▸ **Available data**:
□ □ □
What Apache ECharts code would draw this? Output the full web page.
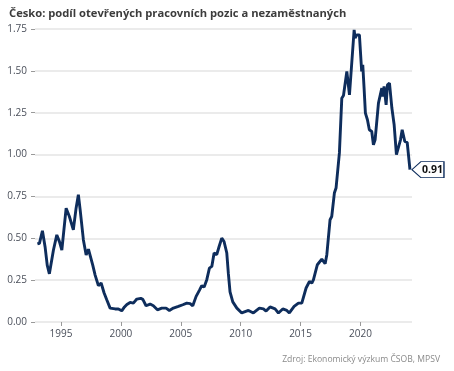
□ □ □
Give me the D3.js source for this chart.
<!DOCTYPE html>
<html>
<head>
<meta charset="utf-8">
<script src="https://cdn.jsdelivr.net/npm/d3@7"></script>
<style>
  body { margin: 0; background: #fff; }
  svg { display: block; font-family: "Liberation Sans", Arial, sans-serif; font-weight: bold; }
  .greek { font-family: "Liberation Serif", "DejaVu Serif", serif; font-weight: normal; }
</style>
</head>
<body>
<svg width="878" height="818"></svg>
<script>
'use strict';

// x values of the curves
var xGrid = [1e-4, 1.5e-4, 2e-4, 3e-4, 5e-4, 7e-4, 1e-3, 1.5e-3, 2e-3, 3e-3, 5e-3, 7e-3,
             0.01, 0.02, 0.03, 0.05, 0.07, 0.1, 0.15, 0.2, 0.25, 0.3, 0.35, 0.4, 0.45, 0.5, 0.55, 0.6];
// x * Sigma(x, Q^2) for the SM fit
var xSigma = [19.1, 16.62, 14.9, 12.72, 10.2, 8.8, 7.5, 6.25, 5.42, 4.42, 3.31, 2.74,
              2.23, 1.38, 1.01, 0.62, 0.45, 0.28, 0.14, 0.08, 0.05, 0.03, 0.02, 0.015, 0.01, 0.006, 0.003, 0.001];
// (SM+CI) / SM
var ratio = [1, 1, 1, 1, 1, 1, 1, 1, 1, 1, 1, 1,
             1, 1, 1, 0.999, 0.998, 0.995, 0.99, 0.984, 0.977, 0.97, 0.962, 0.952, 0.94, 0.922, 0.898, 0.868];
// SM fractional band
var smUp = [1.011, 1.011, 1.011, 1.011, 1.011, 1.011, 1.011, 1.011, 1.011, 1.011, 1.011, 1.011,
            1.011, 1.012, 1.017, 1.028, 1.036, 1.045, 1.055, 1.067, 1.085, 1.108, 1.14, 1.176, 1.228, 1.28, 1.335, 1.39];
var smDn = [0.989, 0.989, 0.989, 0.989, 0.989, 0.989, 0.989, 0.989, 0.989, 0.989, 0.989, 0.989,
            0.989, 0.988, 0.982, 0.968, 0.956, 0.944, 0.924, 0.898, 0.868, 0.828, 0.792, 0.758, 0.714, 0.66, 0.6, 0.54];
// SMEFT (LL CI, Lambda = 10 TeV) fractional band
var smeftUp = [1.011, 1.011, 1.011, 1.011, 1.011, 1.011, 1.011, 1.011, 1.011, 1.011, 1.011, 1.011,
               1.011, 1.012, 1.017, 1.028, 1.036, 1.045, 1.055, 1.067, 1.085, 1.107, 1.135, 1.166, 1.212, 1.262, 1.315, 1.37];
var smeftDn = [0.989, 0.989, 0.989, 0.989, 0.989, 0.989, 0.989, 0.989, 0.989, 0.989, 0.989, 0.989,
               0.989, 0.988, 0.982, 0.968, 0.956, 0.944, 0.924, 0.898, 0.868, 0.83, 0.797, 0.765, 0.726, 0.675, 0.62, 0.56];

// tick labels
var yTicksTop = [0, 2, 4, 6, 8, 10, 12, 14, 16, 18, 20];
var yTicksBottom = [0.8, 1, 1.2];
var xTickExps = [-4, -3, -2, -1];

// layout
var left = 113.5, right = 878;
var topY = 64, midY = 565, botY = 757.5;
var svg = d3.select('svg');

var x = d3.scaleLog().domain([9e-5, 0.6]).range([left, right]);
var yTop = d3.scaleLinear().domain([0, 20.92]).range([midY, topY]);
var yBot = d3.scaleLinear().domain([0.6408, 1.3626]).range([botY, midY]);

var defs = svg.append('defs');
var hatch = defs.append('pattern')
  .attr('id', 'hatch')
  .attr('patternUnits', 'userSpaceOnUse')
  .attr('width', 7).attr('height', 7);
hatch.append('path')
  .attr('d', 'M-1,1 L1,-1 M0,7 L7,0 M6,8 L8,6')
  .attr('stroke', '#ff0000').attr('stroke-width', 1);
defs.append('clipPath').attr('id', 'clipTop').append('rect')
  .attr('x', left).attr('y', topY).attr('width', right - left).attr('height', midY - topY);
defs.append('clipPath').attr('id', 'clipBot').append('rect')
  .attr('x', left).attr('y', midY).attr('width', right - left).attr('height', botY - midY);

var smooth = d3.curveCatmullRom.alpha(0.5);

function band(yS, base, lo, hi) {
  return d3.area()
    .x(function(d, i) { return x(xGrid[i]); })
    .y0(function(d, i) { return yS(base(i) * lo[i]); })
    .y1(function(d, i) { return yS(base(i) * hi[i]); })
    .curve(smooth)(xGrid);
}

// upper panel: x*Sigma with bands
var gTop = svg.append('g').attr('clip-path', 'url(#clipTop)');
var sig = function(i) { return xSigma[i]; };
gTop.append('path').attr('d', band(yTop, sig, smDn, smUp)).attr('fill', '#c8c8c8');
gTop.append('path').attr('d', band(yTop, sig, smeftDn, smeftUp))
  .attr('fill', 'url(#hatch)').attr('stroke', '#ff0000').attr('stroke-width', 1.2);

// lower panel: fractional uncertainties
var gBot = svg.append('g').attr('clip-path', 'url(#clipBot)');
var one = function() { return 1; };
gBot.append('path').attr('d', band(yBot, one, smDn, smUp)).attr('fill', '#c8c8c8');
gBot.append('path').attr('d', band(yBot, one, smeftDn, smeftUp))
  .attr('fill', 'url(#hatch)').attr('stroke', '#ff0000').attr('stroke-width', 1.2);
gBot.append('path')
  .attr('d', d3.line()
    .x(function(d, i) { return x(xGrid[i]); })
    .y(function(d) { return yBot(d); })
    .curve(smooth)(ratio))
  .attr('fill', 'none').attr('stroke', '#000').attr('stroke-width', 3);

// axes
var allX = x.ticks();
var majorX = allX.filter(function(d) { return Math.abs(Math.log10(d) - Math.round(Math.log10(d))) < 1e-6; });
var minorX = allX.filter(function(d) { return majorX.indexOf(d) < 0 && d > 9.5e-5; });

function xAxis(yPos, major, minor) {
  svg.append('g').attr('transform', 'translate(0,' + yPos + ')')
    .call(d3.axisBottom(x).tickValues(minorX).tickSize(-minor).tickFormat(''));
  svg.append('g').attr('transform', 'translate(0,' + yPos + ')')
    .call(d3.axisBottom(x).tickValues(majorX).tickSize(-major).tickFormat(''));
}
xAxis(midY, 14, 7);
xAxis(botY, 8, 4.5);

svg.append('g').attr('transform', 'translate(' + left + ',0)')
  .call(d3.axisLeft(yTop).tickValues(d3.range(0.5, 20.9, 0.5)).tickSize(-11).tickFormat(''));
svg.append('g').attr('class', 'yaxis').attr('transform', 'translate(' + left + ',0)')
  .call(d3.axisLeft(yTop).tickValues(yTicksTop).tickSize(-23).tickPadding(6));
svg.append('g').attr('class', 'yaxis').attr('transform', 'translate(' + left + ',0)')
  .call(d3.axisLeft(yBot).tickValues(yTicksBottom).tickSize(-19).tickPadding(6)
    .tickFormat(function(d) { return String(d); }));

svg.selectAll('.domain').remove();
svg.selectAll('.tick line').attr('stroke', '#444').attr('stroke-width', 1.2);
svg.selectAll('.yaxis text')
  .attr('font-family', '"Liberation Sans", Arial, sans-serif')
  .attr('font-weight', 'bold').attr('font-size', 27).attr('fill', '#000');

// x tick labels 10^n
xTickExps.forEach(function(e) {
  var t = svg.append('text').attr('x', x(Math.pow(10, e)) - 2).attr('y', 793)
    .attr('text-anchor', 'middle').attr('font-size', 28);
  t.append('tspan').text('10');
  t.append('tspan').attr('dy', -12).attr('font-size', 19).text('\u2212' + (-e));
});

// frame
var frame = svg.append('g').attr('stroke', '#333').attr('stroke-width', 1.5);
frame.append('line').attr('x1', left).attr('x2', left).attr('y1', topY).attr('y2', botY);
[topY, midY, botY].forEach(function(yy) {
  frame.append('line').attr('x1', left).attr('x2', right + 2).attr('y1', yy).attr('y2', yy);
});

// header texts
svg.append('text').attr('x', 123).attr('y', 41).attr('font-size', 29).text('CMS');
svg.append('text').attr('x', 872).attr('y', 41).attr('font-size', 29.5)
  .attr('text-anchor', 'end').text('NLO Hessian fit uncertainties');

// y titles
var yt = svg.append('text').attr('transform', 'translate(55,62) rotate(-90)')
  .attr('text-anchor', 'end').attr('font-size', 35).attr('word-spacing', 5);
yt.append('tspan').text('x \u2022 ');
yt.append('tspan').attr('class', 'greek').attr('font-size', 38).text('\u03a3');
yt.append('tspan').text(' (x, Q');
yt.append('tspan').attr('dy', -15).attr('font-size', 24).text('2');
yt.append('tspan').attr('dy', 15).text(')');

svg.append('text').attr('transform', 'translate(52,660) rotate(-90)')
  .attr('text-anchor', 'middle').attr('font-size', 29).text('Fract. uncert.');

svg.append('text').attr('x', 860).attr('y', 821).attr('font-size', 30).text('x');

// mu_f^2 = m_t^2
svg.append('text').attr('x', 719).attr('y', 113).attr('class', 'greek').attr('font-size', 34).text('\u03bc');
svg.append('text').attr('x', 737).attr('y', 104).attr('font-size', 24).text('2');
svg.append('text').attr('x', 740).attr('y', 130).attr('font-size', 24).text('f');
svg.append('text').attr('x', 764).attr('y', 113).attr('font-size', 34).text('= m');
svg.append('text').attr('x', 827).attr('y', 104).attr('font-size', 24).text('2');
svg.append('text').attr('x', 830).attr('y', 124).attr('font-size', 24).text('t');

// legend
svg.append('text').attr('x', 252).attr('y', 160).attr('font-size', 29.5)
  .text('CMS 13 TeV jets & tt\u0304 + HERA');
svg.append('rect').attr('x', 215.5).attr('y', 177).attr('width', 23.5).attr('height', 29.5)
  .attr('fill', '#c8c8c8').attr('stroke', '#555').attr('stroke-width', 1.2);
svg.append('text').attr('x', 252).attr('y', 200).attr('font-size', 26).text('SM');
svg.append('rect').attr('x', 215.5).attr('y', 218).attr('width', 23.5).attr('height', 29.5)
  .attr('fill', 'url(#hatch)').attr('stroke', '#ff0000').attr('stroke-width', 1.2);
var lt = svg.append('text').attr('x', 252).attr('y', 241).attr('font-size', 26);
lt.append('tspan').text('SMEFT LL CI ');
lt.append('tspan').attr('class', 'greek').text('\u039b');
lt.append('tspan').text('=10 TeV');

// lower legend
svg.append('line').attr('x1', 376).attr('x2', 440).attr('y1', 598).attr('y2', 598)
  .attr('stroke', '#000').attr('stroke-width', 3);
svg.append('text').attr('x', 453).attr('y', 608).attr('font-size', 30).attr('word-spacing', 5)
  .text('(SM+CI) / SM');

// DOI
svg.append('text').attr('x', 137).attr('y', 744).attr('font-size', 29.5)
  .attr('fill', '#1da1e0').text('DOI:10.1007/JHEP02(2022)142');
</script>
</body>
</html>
□ □ □
▸ **Task instructions**:
Return exactly the lines above from the line that has "Give me the D3.js source for this chart." through the line that has "var xTickExps = [-4, -3, -2, -1];", inclusive, and nothing else.

▸ **Exercise solution**:
Give me the D3.js source for this chart.
<!DOCTYPE html>
<html>
<head>
<meta charset="utf-8">
<script src="https://cdn.jsdelivr.net/npm/d3@7"></script>
<style>
  body { margin: 0; background: #fff; }
  svg { display: block; font-family: "Liberation Sans", Arial, sans-serif; font-weight: bold; }
  .greek { font-family: "Liberation Serif", "DejaVu Serif", serif; font-weight: normal; }
</style>
</head>
<body>
<svg width="878" height="818"></svg>
<script>
'use strict';

// x values of the curves
var xGrid = [1e-4, 1.5e-4, 2e-4, 3e-4, 5e-4, 7e-4, 1e-3, 1.5e-3, 2e-3, 3e-3, 5e-3, 7e-3,
             0.01, 0.02, 0.03, 0.05, 0.07, 0.1, 0.15, 0.2, 0.25, 0.3, 0.35, 0.4, 0.45, 0.5, 0.55, 0.6];
// x * Sigma(x, Q^2) for the SM fit
var xSigma = [19.1, 16.62, 14.9, 12.72, 10.2, 8.8, 7.5, 6.25, 5.42, 4.42, 3.31, 2.74,
              2.23, 1.38, 1.01, 0.62, 0.45, 0.28, 0.14, 0.08, 0.05, 0.03, 0.02, 0.015, 0.01, 0.006, 0.003, 0.001];
// (SM+CI) / SM
var ratio = [1, 1, 1, 1, 1, 1, 1, 1, 1, 1, 1, 1,
             1, 1, 1, 0.999, 0.998, 0.995, 0.99, 0.984, 0.977, 0.97, 0.962, 0.952, 0.94, 0.922, 0.898, 0.868];
// SM fractional band
var smUp = [1.011, 1.011, 1.011, 1.011, 1.011, 1.011, 1.011, 1.011, 1.011, 1.011, 1.011, 1.011,
            1.011, 1.012, 1.017, 1.028, 1.036, 1.045, 1.055, 1.067, 1.085, 1.108, 1.14, 1.176, 1.228, 1.28, 1.335, 1.39];
var smDn = [0.989, 0.989, 0.989, 0.989, 0.989, 0.989, 0.989, 0.989, 0.989, 0.989, 0.989, 0.989,
            0.989, 0.988, 0.982, 0.968, 0.956, 0.944, 0.924, 0.898, 0.868, 0.828, 0.792, 0.758, 0.714, 0.66, 0.6, 0.54];
// SMEFT (LL CI, Lambda = 10 TeV) fractional band
var smeftUp = [1.011, 1.011, 1.011, 1.011, 1.011, 1.011, 1.011, 1.011, 1.011, 1.011, 1.011, 1.011,
               1.011, 1.012, 1.017, 1.028, 1.036, 1.045, 1.055, 1.067, 1.085, 1.107, 1.135, 1.166, 1.212, 1.262, 1.315, 1.37];
var smeftDn = [0.989, 0.989, 0.989, 0.989, 0.989, 0.989, 0.989, 0.989, 0.989, 0.989, 0.989, 0.989,
               0.989, 0.988, 0.982, 0.968, 0.956, 0.944, 0.924, 0.898, 0.868, 0.83, 0.797, 0.765, 0.726, 0.675, 0.62, 0.56];

// tick labels
var yTicksTop = [0, 2, 4, 6, 8, 10, 12, 14, 16, 18, 20];
var yTicksBottom = [0.8, 1, 1.2];
var xTickExps = [-4, -3, -2, -1];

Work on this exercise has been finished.